The globalisation of trade and financial flows is a process that has been going on for a long time, which has an impact on the pricing of goods and services and on the functioning of the financial system. This certainly applies to Sweden, as the Swedish economy is very much affected by developments abroad.

 

  • Auer, Fischer and Kropp analyse how producer prices in Sweden, Denmark and Finland have been affected by the increase in Chinese exports to these countries. They find that China's growing market share has contributed to dampening prices in the Nordic countries, what is known as a positive supply shock, and they discuss the possible implications of this fact for monetary policy.

  • Eklund, Milton and Rydén describe how the Swedish banks fund their lending in Swedish krona (for instance, mortgages) by converting loans in foreign currency into Swedish krona on the currency swap market.
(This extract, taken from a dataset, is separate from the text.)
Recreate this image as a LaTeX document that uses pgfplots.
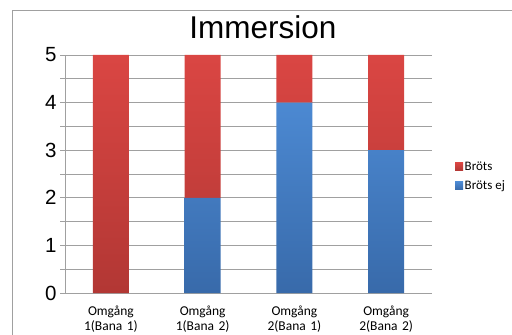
\documentclass[border=0pt]{standalone}
\usepackage{fontspec}
\setmainfont{Liberation Sans}
\newfontfamily\carlito{Carlito}
\usepackage{pgfplots}
\pgfplotsset{compat=1.18}
\definecolor{rtop}{RGB}{218,70,67}
\definecolor{rbot}{RGB}{178,55,52}
\definecolor{btop}{RGB}{76,137,210}
\definecolor{bbot}{RGB}{56,106,170}
\definecolor{gridc}{RGB}{160,160,160}
\begin{document}
\begin{tikzpicture}[x=1pt,y=1pt]
\path[use as bounding box] (0,0) rectangle (512,335);
\draw[gridc] (12,-5) -- (12,325) -- (520,325);
\node[font=\fontsize{31.5}{35}\selectfont] at (263,308) {Immersion};
\begin{axis}[
  at={(65pt,42pt)}, anchor=south west,
  scale only axis, width=367pt, height=238pt,
  ybar stacked, bar width=36pt,
  xmin=-0.5, xmax=3.5, ymin=0, ymax=5,
  xtick={0,1,2,3},
  xticklabels={{Omgång\\1(Bana 1)},{Omgång\\1(Bana 2)},{Omgång\\2(Bana 1)},{Omgång\\2(Bana 2)}},
  xtick style={draw=none},
  minor xtick={-0.5,0.5,1.5,2.5,3.5},
  ytick={0,1,2,3,4,5},
  minor ytick={0.5,1.5,2.5,3.5,4.5},
  ymajorgrids, yminorgrids,
  major grid style={gridc, line width=0.6pt},
  minor grid style={gridc, line width=0.6pt},
  axis x line*=bottom, axis y line*=left,
  axis line style={gridc, line width=0.6pt},
  tick align=outside, major tick length=5pt, minor tick length=5pt,
  tick style={gridc, line width=0.6pt},
  xticklabel style={font=\carlito\fontsize{13.5}{15}\selectfont, align=center, text width=80pt, yshift=-4pt},
  yticklabel style={font=\fontsize{20.5}{24}\selectfont},
  /pgf/number format/assume math mode=true,
  legend style={draw=none, fill=none, at={(1,0.49)}, anchor=west, xshift=20pt,
    font=\carlito\fontsize{13}{15}\selectfont, row sep=5pt, nodes={inner xsep=1.5pt}},
  legend cell align=left,
  reverse legend,
  legend image code/.code={\fill[#1] (0pt,-4pt) rectangle (8pt,4pt);},
]
\addplot[draw=none, top color=btop, bottom color=bbot] coordinates {(0,0) (1,2) (2,4) (3,3)};
\addplot[draw=none, top color=rtop, bottom color=rbot] coordinates {(0,5) (1,3) (2,1) (3,2)};
\legend{Bröts ej, Bröts}
\end{axis}
\end{tikzpicture}
\end{document}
They show how the currency swap market functions, the risks that can arise on this market and how these risks can be minimised.

In a short-term perspective the economies of many industrial nations still are weighed down by the repercussions of the recent global financial crisis and the sovereign debt crisis following in its wake. This raises a number of questions concerning the relationship between monetary policy and financial stability policy.

 

  • Sellin and Åsberg Sommar describe the Riksbank's operational framework for implementing monetary policy and analyse how this system functioned during the financial crisis. The operational framework, which is designed to stabilise the interbank overnight rate, worked well during the crisis. At the same time, the financial crisis showed that there may be good reason for the Riksbank to add to its toolkit to be better equipped to meet financial shocks that affect interest rate-setting on other markets than the overnight market.

  • Apel and Claussen focus on the recently much-discussed theory that low policy rates lead to banks and other financial institutions taking greater risks, that is, monetary policy also has an impact through a so-called risk-taking channel. They observe that there is international empirical evidence to support the theory that low interest rates lead to increased risk-taking. They also highlight several questions to which no clear answers have been provided in the research, and which require further investigation.